Friday, March 29, 2013

Flabbersmashed About You - Perfect Picture Book Friday

In earlier posts this year I reviewed the most recent Charlotte Zolotow award winning book, JacquelineWoodson’s Each Kindness, and one of the honor books, Mara Rockliff’s Me and Momma and Big John. Today’s the day for the second Charlotte Zolotow honor book to have a moment in my spotlight.

Title: Flabbersmashed About You

Author: Rachel Vail

Illustrator: Yumi  Heo (Yumi has bios on several publishers sites but I couldn't find HER website. The link is to Scholastic's bio and visit kit page) For those of you on Facebook, you can go here.

Publisher: Feiwel and Friends, 2012

Audience: The publisher lists 4-8 but I would say 3-6 girls

Themes: Friendship, Fitting In, Helping Others

Opening: “My name is Katie Honors, and I’m a really friendly kid. I like to play with everybody, and they all like to play with me, too. I go on lots of playdates.”

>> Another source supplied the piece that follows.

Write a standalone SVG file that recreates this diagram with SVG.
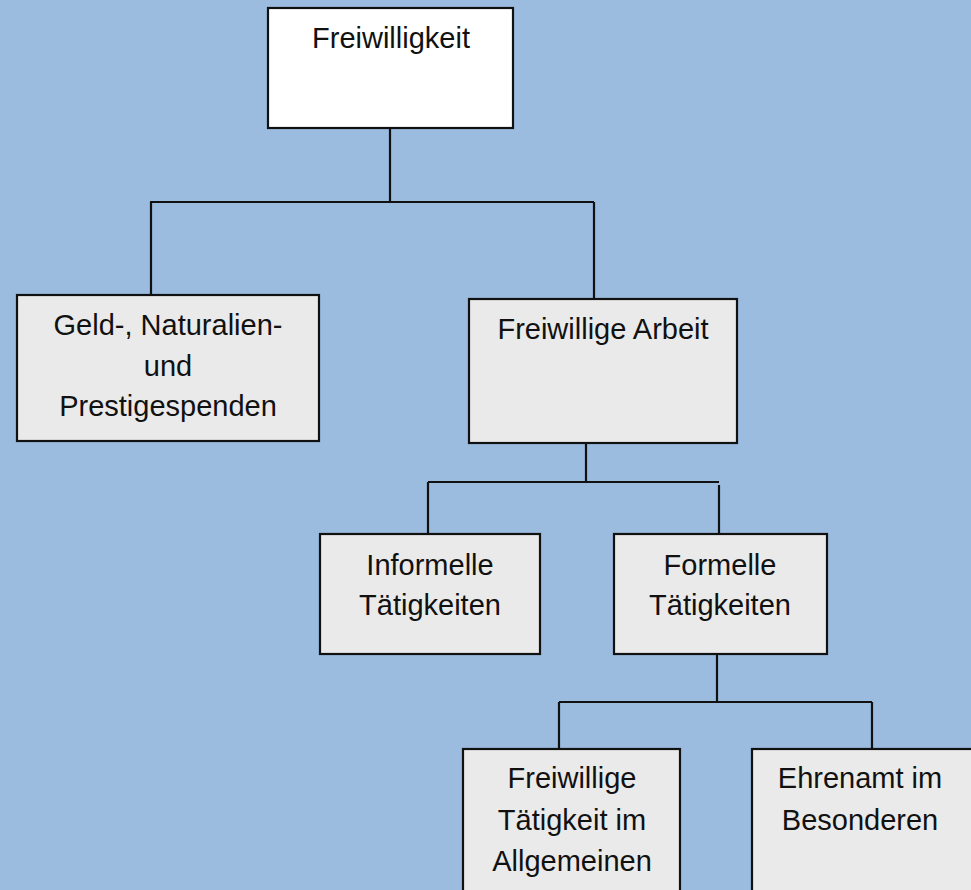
<svg xmlns="http://www.w3.org/2000/svg" width="971" height="890" viewBox="0 0 971 890">
<style>
.box{fill:#EAEAEA;stroke:#111;stroke-width:2.2}
.top{fill:#FFFFFF;stroke:#111;stroke-width:2.2}
.t{font-family:"Liberation Sans",Arial,sans-serif;font-size:29px;fill:#111;text-anchor:middle}
.c{stroke:#111;stroke-width:2.2;fill:none}
</style>
<rect x="0" y="0" width="971" height="890" fill="#9BBCDF"/>
<g id="connectors">
<path class="c" d="M390 128 V202 M150 202 H594 M151 202 V295 M594 202 V299"/>
<path class="c" d="M586 443 V482 M428 482 H719 M428 482 V534 M719 485 V534"/>
<path class="c" d="M717 654 V702 M559 702 H872 M559 702 V749 M872 702 V749"/>
</g>
<g id="n-freiwilligkeit">
<rect class="top" x="268" y="8" width="245" height="120"/>
<text class="t" x="391" y="48">Freiwilligkeit</text>
</g>
<g id="n-spenden">
<rect class="box" x="17" y="295" width="302" height="146"/>
<text class="t" x="168" y="335">Geld-, Naturalien-</text>
<text class="t" x="168" y="376">und</text>
<text class="t" x="168" y="416">Prestigespenden</text>
</g>
<g id="n-arbeit">
<rect class="box" x="469" y="299" width="268" height="144"/>
<text class="t" x="603" y="339">Freiwillige Arbeit</text>
</g>
<g id="n-informell">
<rect class="box" x="320" y="534" width="220" height="120"/>
<text class="t" x="430" y="575">Informelle</text>
<text class="t" x="430" y="615">Tätigkeiten</text>
</g>
<g id="n-formell">
<rect class="box" x="614" y="534" width="213" height="120"/>
<text class="t" x="720" y="575">Formelle</text>
<text class="t" x="720" y="615">Tätigkeiten</text>
</g>
<g id="n-allgemein">
<rect class="box" x="463" y="749" width="217" height="160"/>
<text class="t" x="572" y="788">Freiwillige</text>
<text class="t" x="572" y="830">Tätigkeit im</text>
<text class="t" x="572" y="871">Allgemeinen</text>
</g>
<g id="n-ehrenamt">
<rect class="box" x="752" y="749" width="240" height="160"/>
<text class="t" x="860" y="788">Ehrenamt im</text>
<text class="t" x="860" y="830">Besonderen</text>
</g>
</svg>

Synopsis: When Katie's best friend decides to play with someone else during recess, Katie is "flabbersmashed." (a word made up by author Rachel Vail that captures the emotion perfectly--and is just plain fun to say, try it!). No one is ugly to each other. Her best friend isn't intentionally mean to Katie. It effectively captures a moment when one person feels left out, even when no one is to blame, and how someone else can turn the moment around.

Resources: MacMillan has a slide show with spread from the book here.
I was surprised that so many reviewers on Goodreads didn't like it as much as I did. Some clearly didn't read the book because it isn't about friends who have a falling apart and then make up. Whether or not they make up is left to the reader's imagination, and I think that's a great talking point. What does it mean to be best friends? Do you have to do everything together? Can three people be best friends? Four? 
I also learned that in 1935 the U.S. Congress proclaimed the first Sunday in August National Friendship Day. Cool holiday! These two sites one and two have a lot of friendship activities 

Have you read Flabbersmashed About You yet? Are there other books about feeling left out by a friend that you would recommend?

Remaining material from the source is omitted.